All of the lines below are to be transcribed faithfully, with pictures excluded from the copy.

* BEGIN Data extract *

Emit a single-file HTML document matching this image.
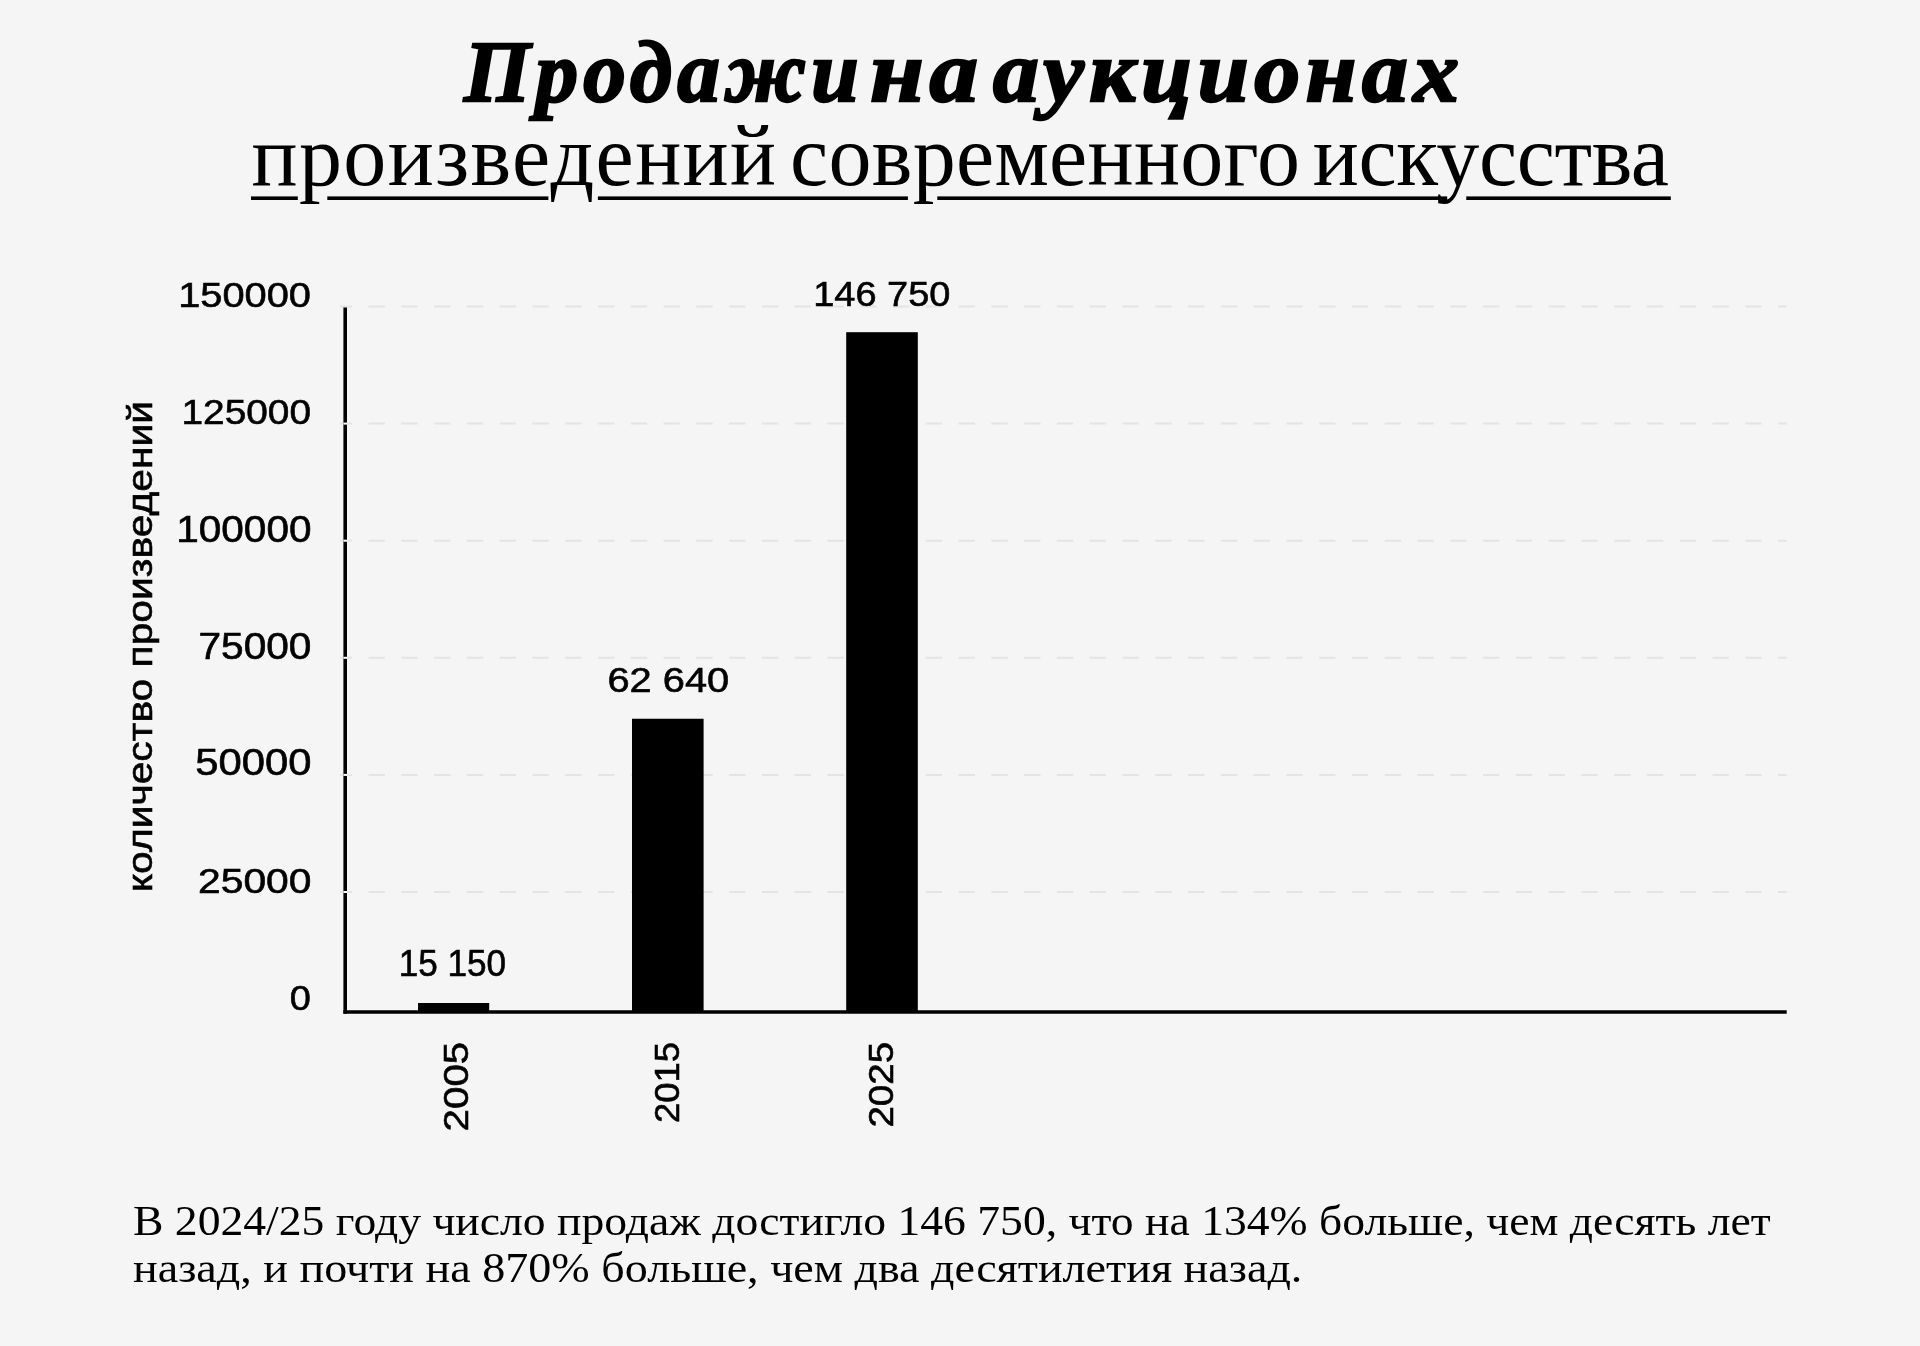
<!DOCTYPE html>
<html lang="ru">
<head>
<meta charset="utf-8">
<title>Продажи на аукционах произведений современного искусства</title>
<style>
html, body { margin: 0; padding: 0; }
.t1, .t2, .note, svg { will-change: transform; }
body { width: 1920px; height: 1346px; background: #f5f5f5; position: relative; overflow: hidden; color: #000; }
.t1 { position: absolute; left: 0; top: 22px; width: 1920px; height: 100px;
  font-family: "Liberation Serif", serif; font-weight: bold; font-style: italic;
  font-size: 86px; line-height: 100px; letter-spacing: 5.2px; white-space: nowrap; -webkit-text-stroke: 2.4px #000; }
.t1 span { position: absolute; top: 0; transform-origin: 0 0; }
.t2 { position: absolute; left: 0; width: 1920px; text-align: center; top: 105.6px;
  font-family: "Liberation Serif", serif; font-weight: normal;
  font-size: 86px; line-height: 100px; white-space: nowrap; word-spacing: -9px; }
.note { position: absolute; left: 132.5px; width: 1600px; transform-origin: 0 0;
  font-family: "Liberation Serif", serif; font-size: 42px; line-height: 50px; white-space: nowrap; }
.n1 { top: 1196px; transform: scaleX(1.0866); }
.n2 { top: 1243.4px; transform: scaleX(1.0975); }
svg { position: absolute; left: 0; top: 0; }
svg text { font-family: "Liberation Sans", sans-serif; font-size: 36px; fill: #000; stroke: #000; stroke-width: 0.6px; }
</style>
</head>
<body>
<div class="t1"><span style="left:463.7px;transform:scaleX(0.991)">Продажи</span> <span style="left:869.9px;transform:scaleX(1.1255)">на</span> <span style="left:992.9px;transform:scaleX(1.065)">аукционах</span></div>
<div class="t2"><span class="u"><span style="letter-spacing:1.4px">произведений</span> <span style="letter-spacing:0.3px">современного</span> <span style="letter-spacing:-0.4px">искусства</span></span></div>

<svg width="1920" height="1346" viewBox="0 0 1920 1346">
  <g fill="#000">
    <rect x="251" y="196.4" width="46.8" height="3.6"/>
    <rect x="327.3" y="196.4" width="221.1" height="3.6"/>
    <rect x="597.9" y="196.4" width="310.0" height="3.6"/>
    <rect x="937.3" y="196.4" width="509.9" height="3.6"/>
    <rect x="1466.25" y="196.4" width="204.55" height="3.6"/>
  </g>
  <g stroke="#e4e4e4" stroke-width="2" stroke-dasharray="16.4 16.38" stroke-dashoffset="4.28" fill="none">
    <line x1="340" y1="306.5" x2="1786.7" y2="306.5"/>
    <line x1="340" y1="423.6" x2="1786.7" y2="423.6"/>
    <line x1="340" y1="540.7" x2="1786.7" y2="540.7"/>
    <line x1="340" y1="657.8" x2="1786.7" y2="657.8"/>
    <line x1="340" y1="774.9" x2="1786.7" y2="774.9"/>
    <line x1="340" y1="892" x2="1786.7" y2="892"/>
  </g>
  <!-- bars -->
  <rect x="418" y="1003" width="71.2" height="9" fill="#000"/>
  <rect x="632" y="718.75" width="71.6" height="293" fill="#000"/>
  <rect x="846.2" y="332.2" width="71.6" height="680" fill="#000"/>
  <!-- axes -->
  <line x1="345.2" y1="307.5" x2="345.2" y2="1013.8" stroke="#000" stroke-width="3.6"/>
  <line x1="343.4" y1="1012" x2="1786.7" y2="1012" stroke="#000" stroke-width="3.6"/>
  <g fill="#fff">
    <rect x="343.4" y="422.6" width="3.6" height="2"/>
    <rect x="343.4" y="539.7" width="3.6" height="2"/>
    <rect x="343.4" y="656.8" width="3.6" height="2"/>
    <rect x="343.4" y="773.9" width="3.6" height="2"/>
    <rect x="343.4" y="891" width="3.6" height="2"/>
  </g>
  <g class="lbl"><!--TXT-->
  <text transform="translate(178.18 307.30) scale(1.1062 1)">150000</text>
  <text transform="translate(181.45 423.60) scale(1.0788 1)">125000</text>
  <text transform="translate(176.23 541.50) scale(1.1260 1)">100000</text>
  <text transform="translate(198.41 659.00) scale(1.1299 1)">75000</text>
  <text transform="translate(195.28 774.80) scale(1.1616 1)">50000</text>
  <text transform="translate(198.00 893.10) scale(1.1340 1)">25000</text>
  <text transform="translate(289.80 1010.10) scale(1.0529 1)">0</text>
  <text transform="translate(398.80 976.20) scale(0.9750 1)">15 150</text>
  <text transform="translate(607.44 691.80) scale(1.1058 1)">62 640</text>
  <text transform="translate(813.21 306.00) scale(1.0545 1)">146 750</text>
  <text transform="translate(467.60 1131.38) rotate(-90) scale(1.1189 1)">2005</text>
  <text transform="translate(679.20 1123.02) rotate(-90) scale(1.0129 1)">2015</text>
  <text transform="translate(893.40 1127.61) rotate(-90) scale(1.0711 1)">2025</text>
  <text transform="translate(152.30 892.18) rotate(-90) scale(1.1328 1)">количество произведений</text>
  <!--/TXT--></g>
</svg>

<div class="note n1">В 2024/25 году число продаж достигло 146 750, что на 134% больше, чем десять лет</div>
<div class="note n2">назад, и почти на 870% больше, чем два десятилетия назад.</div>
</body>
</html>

* END Data extract *

→ **Complete output**:
Emit a single-file HTML document matching this image.
<!DOCTYPE html>
<html lang="ru">
<head>
<meta charset="utf-8">
<title>Продажи на аукционах произведений современного искусства</title>
<style>
html, body { margin: 0; padding: 0; }
.t1, .t2, .note, svg { will-change: transform; }
body { width: 1920px; height: 1346px; background: #f5f5f5; position: relative; overflow: hidden; color: #000; }
.t1 { position: absolute; left: 0; top: 22px; width: 1920px; height: 100px;
  font-family: "Liberation Serif", serif; font-weight: bold; font-style: italic;
  font-size: 86px; line-height: 100px; letter-spacing: 5.2px; white-space: nowrap; -webkit-text-stroke: 2.4px #000; }
.t1 span { position: absolute; top: 0; transform-origin: 0 0; }
.t2 { position: absolute; left: 0; width: 1920px; text-align: center; top: 105.6px;
  font-family: "Liberation Serif", serif; font-weight: normal;
  font-size: 86px; line-height: 100px; white-space: nowrap; word-spacing: -9px; }
.note { position: absolute; left: 132.5px; width: 1600px; transform-origin: 0 0;
  font-family: "Liberation Serif", serif; font-size: 42px; line-height: 50px; white-space: nowrap; }
.n1 { top: 1196px; transform: scaleX(1.0866); }
.n2 { top: 1243.4px; transform: scaleX(1.0975); }
svg { position: absolute; left: 0; top: 0; }
svg text { font-family: "Liberation Sans", sans-serif; font-size: 36px; fill: #000; stroke: #000; stroke-width: 0.6px; }
</style>
</head>
<body>
<div class="t1"><span style="left:463.7px;transform:scaleX(0.991)">Продажи</span> <span style="left:869.9px;transform:scaleX(1.1255)">на</span> <span style="left:992.9px;transform:scaleX(1.065)">аукционах</span></div>
<div class="t2"><span class="u"><span style="letter-spacing:1.4px">произведений</span> <span style="letter-spacing:0.3px">современного</span> <span style="letter-spacing:-0.4px">искусства</span></span></div>

<svg width="1920" height="1346" viewBox="0 0 1920 1346">
  <g fill="#000">
    <rect x="251" y="196.4" width="46.8" height="3.6"/>
    <rect x="327.3" y="196.4" width="221.1" height="3.6"/>
    <rect x="597.9" y="196.4" width="310.0" height="3.6"/>
    <rect x="937.3" y="196.4" width="509.9" height="3.6"/>
    <rect x="1466.25" y="196.4" width="204.55" height="3.6"/>
  </g>
  <g stroke="#e4e4e4" stroke-width="2" stroke-dasharray="16.4 16.38" stroke-dashoffset="4.28" fill="none">
    <line x1="340" y1="306.5" x2="1786.7" y2="306.5"/>
    <line x1="340" y1="423.6" x2="1786.7" y2="423.6"/>
    <line x1="340" y1="540.7" x2="1786.7" y2="540.7"/>
    <line x1="340" y1="657.8" x2="1786.7" y2="657.8"/>
    <line x1="340" y1="774.9" x2="1786.7" y2="774.9"/>
    <line x1="340" y1="892" x2="1786.7" y2="892"/>
  </g>
  <!-- bars -->
  <rect x="418" y="1003" width="71.2" height="9" fill="#000"/>
  <rect x="632" y="718.75" width="71.6" height="293" fill="#000"/>
  <rect x="846.2" y="332.2" width="71.6" height="680" fill="#000"/>
  <!-- axes -->
  <line x1="345.2" y1="307.5" x2="345.2" y2="1013.8" stroke="#000" stroke-width="3.6"/>
  <line x1="343.4" y1="1012" x2="1786.7" y2="1012" stroke="#000" stroke-width="3.6"/>
  <g fill="#fff">
    <rect x="343.4" y="422.6" width="3.6" height="2"/>
    <rect x="343.4" y="539.7" width="3.6" height="2"/>
    <rect x="343.4" y="656.8" width="3.6" height="2"/>
    <rect x="343.4" y="773.9" width="3.6" height="2"/>
    <rect x="343.4" y="891" width="3.6" height="2"/>
  </g>
  <g class="lbl"><!--TXT-->
  <text transform="translate(178.18 307.30) scale(1.1062 1)">150000</text>
  <text transform="translate(181.45 423.60) scale(1.0788 1)">125000</text>
  <text transform="translate(176.23 541.50) scale(1.1260 1)">100000</text>
  <text transform="translate(198.41 659.00) scale(1.1299 1)">75000</text>
  <text transform="translate(195.28 774.80) scale(1.1616 1)">50000</text>
  <text transform="translate(198.00 893.10) scale(1.1340 1)">25000</text>
  <text transform="translate(289.80 1010.10) scale(1.0529 1)">0</text>
  <text transform="translate(398.80 976.20) scale(0.9750 1)">15 150</text>
  <text transform="translate(607.44 691.80) scale(1.1058 1)">62 640</text>
  <text transform="translate(813.21 306.00) scale(1.0545 1)">146 750</text>
  <text transform="translate(467.60 1131.38) rotate(-90) scale(1.1189 1)">2005</text>
  <text transform="translate(679.20 1123.02) rotate(-90) scale(1.0129 1)">2015</text>
  <text transform="translate(893.40 1127.61) rotate(-90) scale(1.0711 1)">2025</text>
  <text transform="translate(152.30 892.18) rotate(-90) scale(1.1328 1)">количество произведений</text>
  <!--/TXT--></g>
</svg>

<div class="note n1">В 2024/25 году число продаж достигло 146 750, что на 134% больше, чем десять лет</div>
<div class="note n2">назад, и почти на 870% больше, чем два десятилетия назад.</div>
</body>
</html>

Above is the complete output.